In re Marriage of Stoltman

Date:

Case Summary

Key Issues

Parties & posture: Sethna & Cook, P.C. (S&C), former counsel for James E. Stoltman Jr., filed a petition under 750 ILCS 5/508(c) seeking final attorney fees and costs, also pleading an oral retainer and alternative common‑law claims (quantum meruit/unjust enrichment). Stoltman moved to dismiss, arguing §508(c) permits fee petitions only when a written engagement agreement (attached to an affidavit) exists; the trial court denied dismissal, directed arbitration, an arbitrator awarded S&C $16,511, and the court entered judgment on that award. On appeal the court considered whether §508(c) may be invoked on the basis of an oral agreement and related procedural questions.

Holding

The appellate court reversed the trial court’s denial of Stoltman’s motion to dismiss and vacated the judgment on the arbitration award insofar as S&C invoked §508(c). It held that §508(c) requires a written engagement agreement (and attendant filing prerequisites) to proceed under the statute; an oral agreement cannot support a §508(c) petition. Quantum meruit remains an available equitable remedy for services not covered by a written contract but, where no written agreement exists, recovery must proceed as a separate common‑law action, not under §508(c).

Reasoning

The court applied standard rules of statutory interpretation (plain meaning and context, not isolated terms) and followed In re Marriage of Pavlovich and related precedent: §508’s text and purpose create a streamlined statutory remedy only when a written agreement exists and is attached to an affidavit filed with the petition. Because S&C’s claim rested on an oral retainer, it failed the statute’s prerequisites and could not be litigated under §508(c).

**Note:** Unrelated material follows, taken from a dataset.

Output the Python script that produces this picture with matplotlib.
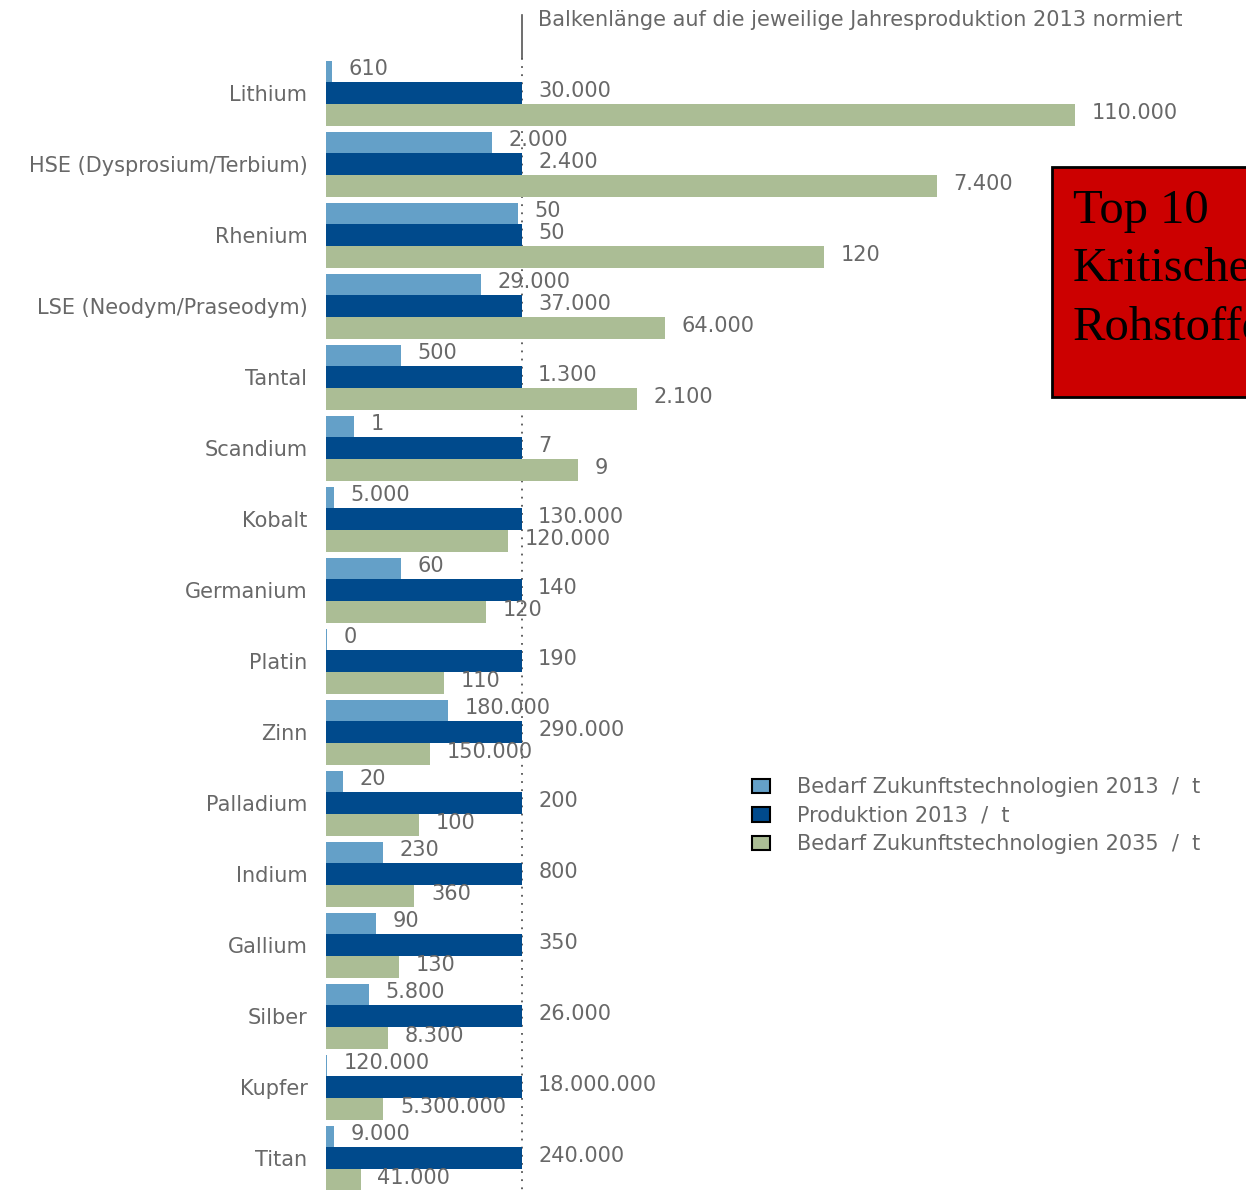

The court reviewed dismissal issues de novo (addressing both section 2‑615 and 2‑619(a)(9) frameworks) and noted procedural complications in the record—counsel’s on‑the‑record concession to arbitration, conflicting ADR opt‑out assertions, and local rules that can render Act arbitration awards final and binding—which influenced the practical relief but did not alter the statutory requirement.

Practice Impact

Essentials for practitioners: (1) Obtain and preserve written engagement agreements if you intend to invoke §508(c); attach the agreement to the required affidavit when filing. (2) If no written contract exists, pursue fee recovery as a separate common‑law quantum meruit action. (3) Raise statutory defects early (use both 2‑615 and 2‑619 defenses), preserve issues for appeal, and be wary that counsel’s in‑court concessions and local arbitration rules can irrevocably affect forum and finality. (4) Do not rely on an opponent’s failure to file an appellee brief; courts may decide uncomplicated appeals on the merits.